Still Using a Savings Account at a Big Bank? 4 Better Accounts for Your Money
We all know saving money is important, but knowing where to put certain savings goals is a savvy way to earn a little extra, while you continue to save.
Instead of dumping all my extra cash into a regular savings account, I prefer to split the money up so I'm always earning the best returns possible.
If you're working towards saving for a dream vacation, a new car, down payment for a house or your retirement, here's where you should park your savings dollars.
1. Dream vacation: Use an Online Savings Account
Even if you're an expert at penny-pinching, vacations don't come cheap.
According to American Express, the average spending for summer travel comes to $1,145 per person.
If you've got your sights set on a dream getaway, you don't want to wait until the last second to start saving for it.
While you could just stick the money in your regular savings account at your brick-and-mortar bank, going with an online bank instead is the better choice.
There are two reasons I prefer an online account for vacation savings -- one, online banks don't charge as many fees as traditional banks and two, you'll score a better interest on your deposits.
Capital One 360, on the other hand, is offering way higher APY for new savings accounts.
That doesn't seem like a huge difference but if you stick $5,000 in the Capital One account, you'd earn nearly $40 more in interest each year.
2. Car purchase: Use a money market account
Buying a car can cripple your finances if you're taking on a huge monthly payment but saving up the cash to make the purchase outright can save you some headaches.
If you've got a couple of years to work on setting aside the money, you can make it every dollar you save work for you by putting it in a money market account.
Money market accounts are offered by both traditional and online banks and they're basically a savings account with a twist.
Instead of having to transfer money from your savings to your checking account, money markets offer check-writing privileges and/or a debit card.
The interest rates tend to be higher -- see MyBankTracker's Money Market rates table.
Tip: Because they offer better rates, money market accounts typically require a higher minimum balance to avoid a fee so be sure to read over the account terms carefully before you open one.
3. Down payment on a house: Use a CD ladder
A 20 percent down payment is the industry standard when you're buying a home and if you're saving $20,000 or $30,000 towards yours, you don't want to just put it anywhere.
Of course, you want the money to be secure but if you've got time on your side, there's no reason to settle for a measly interest rate.
I've talked about where to save your down payment before and out of the different options that are available, a CD ladder makes the most sense if the dream of home ownership is still in the distant future.
The way it works is pretty simple: you set up multiple CDs with varying maturity terms. When one expires, you just roll it over into a new CD until you're ready to pull the money back out and use it.
So why is a CD ladder better than plunking all your cash down into a single CD? For one thing, you can take advantage of higher interest rates by splitting your savings up.
As a general rule, the bigger the initial deposit, the better the rate will be.
The other benefit is that you're in a better position to minimize penalties.

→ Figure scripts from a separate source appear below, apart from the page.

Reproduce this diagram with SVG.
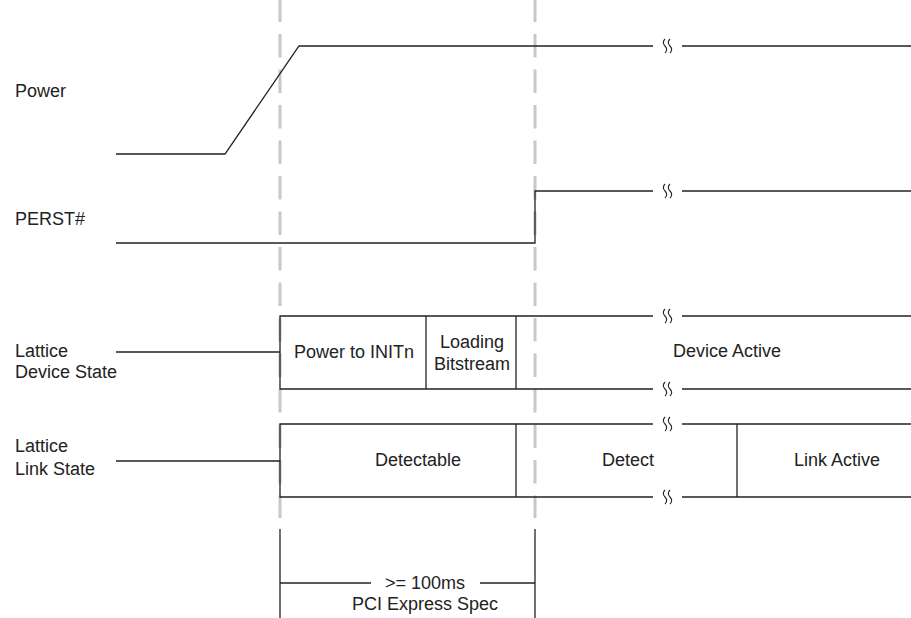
<svg xmlns="http://www.w3.org/2000/svg" width="911" height="618" viewBox="0 0 911 618">
<defs>
<style>
.ln{stroke:#222;stroke-width:1.3;fill:none}
.dash{stroke:#c8c8c8;stroke-width:3;stroke-dasharray:23.5 12;fill:none}
.sq{stroke:#222;stroke-width:1.1;fill:none}
text{font-family:"Liberation Sans",Arial,Helvetica,sans-serif;font-size:18px;fill:#222}
.c{text-anchor:middle}
</style>
<g id="brk">
<path class="sq" d="M-2.5,-7 c-2.2,2.3 -2.2,4.7 0,7 c2.2,2.3 2.2,4.7 0,7"/>
<path class="sq" d="M2.5,-7 c-2.2,2.3 -2.2,4.7 0,7 c2.2,2.3 2.2,4.7 0,7"/>
</g>
</defs>
<rect width="911" height="618" fill="#fff"/>
<g id="guides">
<line class="dash" x1="280" y1="-1.5" x2="280" y2="518"/>
<line class="dash" x1="535" y1="-1.5" x2="535" y2="518"/>
</g>
<g id="connectors">
<polyline class="ln" points="116,154 225,154 299,46 653,46"/>
<line class="ln" x1="682" y1="46" x2="911" y2="46"/>
<polyline class="ln" points="116,243 535,243 535,191 653,191"/>
<line class="ln" x1="682" y1="191" x2="911" y2="191"/>
<line class="ln" x1="116" y1="352" x2="280" y2="352"/>
<line class="ln" x1="116" y1="461" x2="280" y2="461"/>
</g>
<g id="power">
<text x="15" y="97">Power</text>
<use href="#brk" x="667.5" y="46"/>
</g>
<g id="perst">
<text x="15" y="225">PERST#</text>
<use href="#brk" x="667.5" y="191"/>
</g>
<g id="device-state">
<text x="15" y="357">Lattice</text>
<text x="15" y="378">Device State</text>
<polyline class="ln" points="653,316 280,316 280,389 653,389"/>
<line class="ln" x1="682" y1="316" x2="911" y2="316"/>
<line class="ln" x1="682" y1="389" x2="911" y2="389"/>
<line class="ln" x1="426" y1="316" x2="426" y2="389"/>
<line class="ln" x1="516" y1="316" x2="516" y2="389"/>
<use href="#brk" x="667.5" y="316"/>
<use href="#brk" x="667.5" y="389"/>
<text class="c" x="354" y="358">Power to INITn</text>
<text class="c" x="472" y="348">Loading</text>
<text class="c" x="472" y="370">Bitstream</text>
<text class="c" x="727" y="357">Device Active</text>
</g>
<g id="link-state">
<text x="15" y="452">Lattice</text>
<text x="15" y="475">Link State</text>
<polyline class="ln" points="653,424 280,424 280,497 653,497"/>
<line class="ln" x1="682" y1="424" x2="911" y2="424"/>
<line class="ln" x1="682" y1="497" x2="911" y2="497"/>
<line class="ln" x1="516" y1="424" x2="516" y2="497"/>
<line class="ln" x1="737" y1="424" x2="737" y2="497"/>
<use href="#brk" x="667.5" y="424"/>
<use href="#brk" x="667.5" y="497"/>
<text class="c" x="418" y="466">Detectable</text>
<text class="c" x="628" y="466">Detect</text>
<text class="c" x="837" y="466">Link Active</text>
</g>
<g id="timing">
<line class="ln" x1="280" y1="529" x2="280" y2="618"/>
<line class="ln" x1="535" y1="529" x2="535" y2="618"/>
<line class="ln" x1="280" y1="583" x2="371" y2="583"/>
<line class="ln" x1="480" y1="583" x2="535" y2="583"/>
<text class="c" x="425" y="589">&gt;= 100ms</text>
<text class="c" x="425" y="610">PCI Express Spec</text>
</g>
</svg>
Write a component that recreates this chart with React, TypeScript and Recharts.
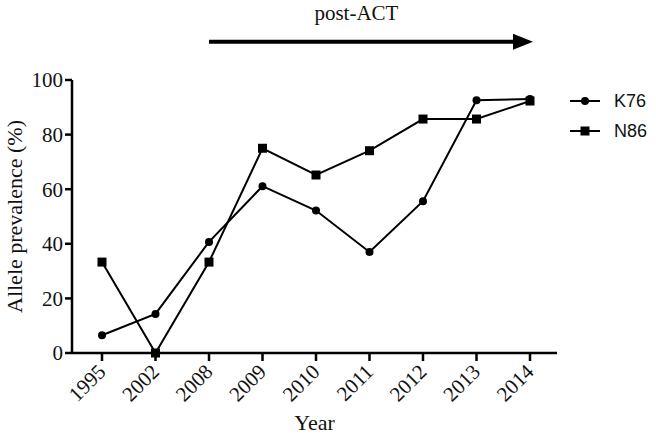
import { LineChart, Line, XAxis, YAxis, ReferenceLine } from "recharts";

const years = ["1995", "2002", "2008", "2009", "2010", "2011", "2012", "2013", "2014"];
const k76 = [6.5, 14.3, 40.7, 61.1, 52.2, 37.0, 55.6, 92.6, 93.0];
const n86 = [33.3, 0, 33.3, 75.0, 65.2, 74.1, 85.7, 85.7, 92.3];
const yTicks = [0, 20, 40, 60, 80, 100];

const data = years.map((year, i) => ({ year, K76: k76[i], N86: n86[i] }));

const SERIF = "'Liberation Serif', 'Times New Roman', serif";
const SANS = "'Liberation Sans', Arial, sans-serif";

function CircleDot(props: any) {
  const { cx, cy } = props;
  if (cx == null || cy == null) return null;
  return <circle cx={cx} cy={cy} r={4} fill="#000" />;
}

function SquareDot(props: any) {
  const { cx, cy } = props;
  if (cx == null || cy == null) return null;
  return <rect x={cx - 4.5} y={cy - 4.5} width={9} height={9} fill="#000" />;
}

function XTick(props: any) {
  const { x, y, payload } = props;
  return (
    <text
      x={x + 5}
      y={y + 10}
      transform={`rotate(-45, ${x + 5}, ${y + 10})`}
      textAnchor="end"
      fontFamily={SERIF}
      fontSize={21}
      fill="#111"
    >
      {payload.value}
    </text>
  );
}

// arrow + caption above the post-ACT years
function ArrowShape(props: any) {
  const { x1, y1, x2 } = props;
  if (x1 == null) return null;
  const tip = x2 + 3;
  return (
    <g>
      <line x1={x1} y1={y1} x2={tip - 16} y2={y1} stroke="#000" strokeWidth={4} />
      <polygon points={`${tip},${y1} ${tip - 20},${y1 - 8} ${tip - 20},${y1 + 8}`} fill="#000" />
      <text
        x={x1 + (tip - x1) * 0.455}
        y={y1 - 37}
        dominantBaseline="hanging"
        textAnchor="middle"
        fontFamily={SERIF}
        fontSize={21}
        fill="#111"
      >
        post-ACT
      </text>
    </g>
  );
}

function LegendBox() {
  const rows = [
    { name: "K76", marker: <circle cx={15} cy={10} r={4} fill="#000" /> },
    { name: "N86", marker: <rect x={10.5} y={5.5} width={9} height={9} fill="#000" /> },
  ];
  return (
    <div style={{ position: "absolute", top: 86, left: 570, fontFamily: SANS, fontSize: 18, color: "#111" }}>
      {rows.map((r) => (
        <div key={r.name} style={{ display: "flex", alignItems: "center", height: 30 }}>
          <svg width={30} height={20}>
            <line x1={0} y1={10} x2={30} y2={10} stroke="#000" strokeWidth={2} />
            {r.marker}
          </svg>
          <span style={{ marginLeft: 14 }}>{r.name}</span>
        </div>
      ))}
    </div>
  );
}

export default function App() {
  return (
    <div style={{ position: "absolute", top: 0, left: 0, background: "#fff", width: 656, height: 441 }}>
      <LineChart width={656} height={441} data={data} margin={{ top: 80, right: 99, bottom: 58, left: 12 }}>
        <XAxis
          dataKey="year"
          height={30}
          padding={{ left: 30, right: 27 }}
          stroke="#000"
          strokeWidth={2.5}
          tickLine={{ stroke: "#000", strokeWidth: 2.5 }}
          tickSize={8}
          tick={<XTick />}
          interval={0}
          label={{ value: "Year", position: "insideBottom", offset: -47, fontFamily: SERIF, fontSize: 22, fill: "#111" }}
        />
        <YAxis
          width={60}
          domain={[0, 100]}
          ticks={yTicks}
          stroke="#000"
          strokeWidth={2.5}
          tickLine={{ stroke: "#000", strokeWidth: 2.5 }}
          tickSize={7}
          tickMargin={2}
          tick={{ fontFamily: SERIF, fontSize: 21, fill: "#111" }}
          label={{
            value: "Allele prevalence (%)",
            angle: -90,
            position: "insideLeft",
            offset: 2,
            style: { textAnchor: "middle", fontFamily: SERIF, fontSize: 22, fill: "#111" },
          }}
        />
        <ReferenceLine
          segment={[
            { x: "2008", y: 114 },
            { x: "2014", y: 114 },
          ]}
          ifOverflow="visible"
          shape={<ArrowShape />}
        />
        <Line
          dataKey="K76"
          stroke="#000"
          strokeWidth={2}
          dot={<CircleDot />}
          activeDot={false}
          isAnimationActive={false}
        />
        <Line
          dataKey="N86"
          stroke="#000"
          strokeWidth={2}
          dot={<SquareDot />}
          activeDot={false}
          isAnimationActive={false}
        />
      </LineChart>
      <LegendBox />
    </div>
  );
}
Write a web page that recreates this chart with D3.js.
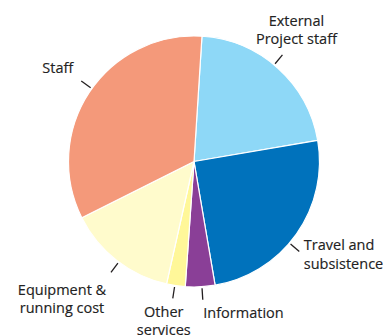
<!DOCTYPE html>
<html><head><meta charset="utf-8">
<script src="https://cdn.jsdelivr.net/npm/d3@7"></script>
<style>html,body{margin:0;padding:0;background:#fff;}svg{display:block;}</style>
</head><body>
<svg id="chart" width="383" height="335"></svg>
<script>
// Data (percent shares, clockwise starting just right of 12 o'clock)
const categories = ["External Project staff", "Travel and subsistence", "Information", "Other services", "Equipment & running cost", "Staff"];
const values = [21.3, 25.0, 3.8, 2.4, 14.1, 33.4];
const labelLines = [["External", "Project staff"], ["Travel and", "subsistence"], ["Information"], ["Other", "services"], ["Equipment &", "running cost"], ["Staff"]];
const colors = ["#8ED8F7", "#0072BC", "#8A3F97", "#FFF799", "#FFFBCC", "#F4997A"];

// label layout: tick angle tweak (deg), text offset from tick end, anchor
const layout = [
  {da: -2.3, dx: 14, dy: -29, anchor: "middle"},
  {da: 5.2, dx: 4.5, dy: -1, anchor: "start"},
  {da: -0.8, dx: 0.5, dy: 18.5, anchor: "start"},
  {da: 0.5, dx: -9, dy: 18.5, anchor: "middle"},
  {da: -1.2, dx: -49, dy: 22.5, anchor: "middle"},
  {da: 2, dx: -8, dy: -8, anchor: "end"}
];

const svg = d3.select("#chart");
const cx = 194, cy = 161.5, r = 125.5;
const g = svg.append("g").attr("transform", `translate(${cx},${cy})`);

const start = 3.64 * Math.PI / 180;
const pie = d3.pie().sort(null).value(d => d).startAngle(start).endAngle(start + 2 * Math.PI);
const arcs = pie(values);
const arc = d3.arc().innerRadius(0).outerRadius(r);

g.selectAll("path.slice").data(arcs).join("path")
  .attr("class", "slice")
  .attr("d", arc)
  .attr("fill", (d, i) => colors[i])
  .attr("stroke", "#fff")
  .attr("stroke-width", 1.2)
  .attr("stroke-linejoin", "round");

const pt = (a, rad) => [Math.sin(a) * rad, -Math.cos(a) * rad];

arcs.forEach((d, i) => {
  const L = layout[i];
  const a = (d.startAngle + d.endAngle) / 2 + L.da * Math.PI / 180;
  const p1 = pt(a, r + 1.5), p2 = pt(a, r + 13);
  g.append("line")
    .attr("x1", p1[0]).attr("y1", p1[1]).attr("x2", p2[0]).attr("y2", p2[1])
    .attr("stroke", "#231f20").attr("stroke-width", 1.3);
  const t = g.append("text")
    .attr("x", p2[0] + L.dx).attr("y", p2[1] + L.dy)
    .attr("text-anchor", L.anchor)
    .attr("font-family", "'Open Sans', sans-serif")
    .attr("font-size", 14.5)
    .attr("fill", "#222")
    .attr("stroke", "#222").attr("stroke-width", 0.15);
  labelLines[i].forEach((s, j) => {
    t.append("tspan").attr("x", p2[0] + L.dx).attr("dy", j === 0 ? 0 : 18.3).text(s);
  });
});
</script>
</body></html>
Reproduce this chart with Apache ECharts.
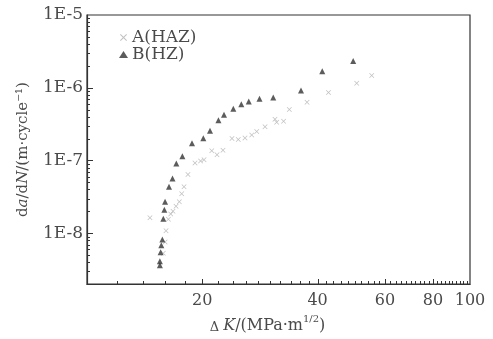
<!DOCTYPE html>
<html>
<head>
<meta charset="utf-8">
<script src="https://cdn.jsdelivr.net/npm/echarts@6/dist/echarts.min.js"></script>
<style>
html,body{margin:0;padding:0;background:#fff;}
#c{width:493px;height:339px;}
</style>
</head>
<body>
<div id="c"></div>
<script>
// Series A (HAZ): ΔK (MPa·m^1/2) and da/dN (m/cycle)
const aX = [14.60,15.82,15.99,16.08,16.31,16.54,16.77,17.08,17.42,17.67,17.92,18.35,19.14,19.79,20.21,21.17,21.85,22.65,23.91,24.83,25.85,26.92,27.74,29.16,30.96,31.28,32.60,33.75,37.54,42.71,50.60,55.38];
const aY = [1.63e-8,5.30e-9,7.57e-9,1.08e-8,1.56e-8,1.84e-8,2.01e-8,2.35e-8,2.71e-8,3.49e-8,4.37e-8,6.44e-8,9.21e-8,9.88e-8,1.02e-7,1.36e-7,1.20e-7,1.38e-7,2.01e-7,1.94e-7,2.04e-7,2.24e-7,2.51e-7,2.90e-7,3.68e-7,3.36e-7,3.46e-7,5.04e-7,6.32e-7,8.58e-7,1.15e-6,1.47e-6];
// Series B (HZ)
const bX = [15.50,15.50,15.57,15.63,15.73,15.82,15.92,15.99,16.37,16.72,17.11,17.74,18.80,20.12,20.95,22.04,22.79,24.10,25.29,26.44,28.21,30.64,36.20,41.13,49.55];
const bY = [3.63e-9,4.11e-9,5.46e-9,6.84e-9,8.22e-9,1.58e-8,2.10e-8,2.71e-8,4.37e-8,5.65e-8,9.10e-8,1.14e-7,1.73e-7,2.03e-7,2.57e-7,3.57e-7,4.25e-7,5.15e-7,5.91e-7,6.48e-7,7.04e-7,7.32e-7,9.15e-7,1.68e-6,2.33e-6];

const seriesNames = ['A(HAZ)','B(HZ)'];
const xTickLabels = [20,40,60,80,100];
const yTickLabels = [1e-8,1e-7,1e-6,1e-5];
const xRange = [10,100];
const yRange = [2e-9,1e-5];

// minor tick positions
const xMinor = [];
for (let v = 12; v <= 98; v += 2) if (xTickLabels.indexOf(v) < 0) xMinor.push(v);
const yMinor = [];
for (let e = -9; e <= -6; e++) for (let m = 2; m <= 9; m++) yMinor.push(+(m + 'e' + e));

const FONT = 'DejaVu Serif';
const TXT = '#4a4a4a';
const LINE = '#333333';
const crossPath = 'path://M0,1L1,0L5,4L9,0L10,1L6,5L10,9L9,10L5,6L1,10L0,9L4,5Z';

const chart = echarts.init(document.getElementById('c'), null, {renderer:'canvas'});
chart.setOption({
  animation:false,
  backgroundColor:'#fff',
  grid:{left:87,right:23,top:15,bottom:46,show:true,borderColor:LINE,borderWidth:1.2,backgroundColor:'transparent'},
  legend:{
    orient:'vertical',left:114,top:24,itemWidth:9,itemHeight:7,itemGap:0,
    textStyle:{fontFamily:FONT,fontSize:17,color:TXT,lineHeight:16,padding:[0,0,0,-1]},
    data:[{name:seriesNames[0],icon:crossPath,itemStyle:{color:'#b0b0b0'}},{name:seriesNames[1],icon:'triangle',itemStyle:{color:'#333'}}]
  },
  xAxis:{
    type:'log',logBase:10,min:xRange[0],max:xRange[1],
    axisLine:{show:true,lineStyle:{color:LINE,width:1.2}},
    axisTick:{show:false},
    axisLabel:{customValues:xTickLabels,fontFamily:FONT,fontSize:16,color:TXT,margin:9,formatter:v=>String(Math.round(v))},
    splitLine:{show:false},minorTick:{show:false},
    name:'{g|Δ }{i|K}{n|/(MPa·m}{s|1/2}{n|)}',nameLocation:'middle',nameGap:14,
    nameTextStyle:{padding:[0,22,0,0],rich:{
      g:{fontFamily:FONT,fontSize:13,color:TXT,lineHeight:20,verticalAlign:'bottom'},
      i:{fontFamily:FONT,fontSize:16,color:TXT,fontStyle:'italic',lineHeight:20,verticalAlign:'bottom'},
      n:{fontFamily:FONT,fontSize:16,color:TXT,lineHeight:20,verticalAlign:'bottom'},
      s:{fontFamily:FONT,fontSize:10,color:TXT,lineHeight:12,verticalAlign:'top'}
    }}
  },
  yAxis:{
    type:'log',logBase:10,min:yRange[0],max:yRange[1],
    axisLine:{show:true,lineStyle:{color:LINE,width:1.2}},
    axisTick:{show:false},
    axisLabel:{customValues:yTickLabels,fontFamily:FONT,fontSize:17,color:TXT,margin:4,formatter:v=>'1E'+Math.round(Math.log10(v))},
    splitLine:{show:false},minorTick:{show:false},
    name:'{n|d}{i|a}{n|/d}{i|N}{n|/(m·cycle⁻¹)}',nameLocation:'middle',nameGap:56,nameRotate:90,
    nameTextStyle:{rich:{
      n:{fontFamily:FONT,fontSize:15,color:TXT},
      i:{fontFamily:FONT,fontSize:15,color:TXT,fontStyle:'italic'}
    }}
  },
  series:[{
    name:seriesNames[0],type:'scatter',z:3,
    symbol:crossPath,symbolSize:5,itemStyle:{color:'#b0b0b0'},
    data:aX.map((x,i)=>[x,aY[i]])
  },{
    name:seriesNames[1],type:'scatter',z:4,
    symbol:'triangle',symbolSize:6,itemStyle:{color:'#333'},
    data:bX.map((x,i)=>[x,bY[i]])
  }]
});

// inward tick marks, positioned through the chart's own axis scales
const ticks = [];
function addX(vals, len) {
  vals.forEach(v => {
    const p = chart.convertToPixel({gridIndex:0}, [v, yRange[0]]);
    if (!p) return;
    const x = Math.round(p[0]) + 0.5, y = Math.round(p[1]);
    ticks.push({type:'line', silent:true, z:50, shape:{x1:x, y1:y, x2:x, y2:y-len}, style:{stroke:LINE, lineWidth:1}});
  });
}
function addY(vals, len) {
  vals.forEach(v => {
    const p = chart.convertToPixel({gridIndex:0}, [xRange[0], v]);
    if (!p) return;
    const x = Math.round(p[0]), y = Math.round(p[1]) + 0.5;
    ticks.push({type:'line', silent:true, z:50, shape:{x1:x, y1:y, x2:x+len, y2:y}, style:{stroke:LINE, lineWidth:1}});
  });
}
addX(xMinor, 3);
addX(xTickLabels.filter(v => v < 100), 5);
addY(yMinor, 3);
addY(yTickLabels.filter(v => v < 1e-5), 6);
chart.setOption({graphic:{elements:ticks}});
</script>
</body>
</html>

Normally, when you cash out a CD early, the penalty will equal six months' worth of interest.
If something comes up and you have to withdraw from one of the CDs ahead of schedule, you don't stand to lose as much of your earnings.
4. Retirement: Use a Roth IRA
If retirement is still 30 or 40 years off, saving for it may not even be on your radar yet but you can't afford to leave it off your list of savings goals.
When it comes to building a decent nest egg, time is the most powerful factor that can work for or against you.
Even if you're only putting in a few dollars at a time, a Roth IRA can ensure that your golden years are financially secure but you have to get started sooner rather than later.
Consider this example. Karen is 25 years old and making $35,000 a year at her first job out of college.
She has student loans that she's trying to pay off so she doesn't start chipping in to a Roth until she's 35.
She saves $5,000 a year until she hits age 65, at which point she's accumulated just over $500,000 thanks to a 7 percent annual return.
That's not too bad but if she'd started saving that same $5,000 10 years earlier, she'd have nearly $1.2 million in the bank by the time she retires.
Not only that, but because her contributions to the Roth were made with after-tax dollars, she won't owe any additional taxes on the money when she starts making withdrawals.
That's 500,000 reasons not to wait another day to start saving in a Roth.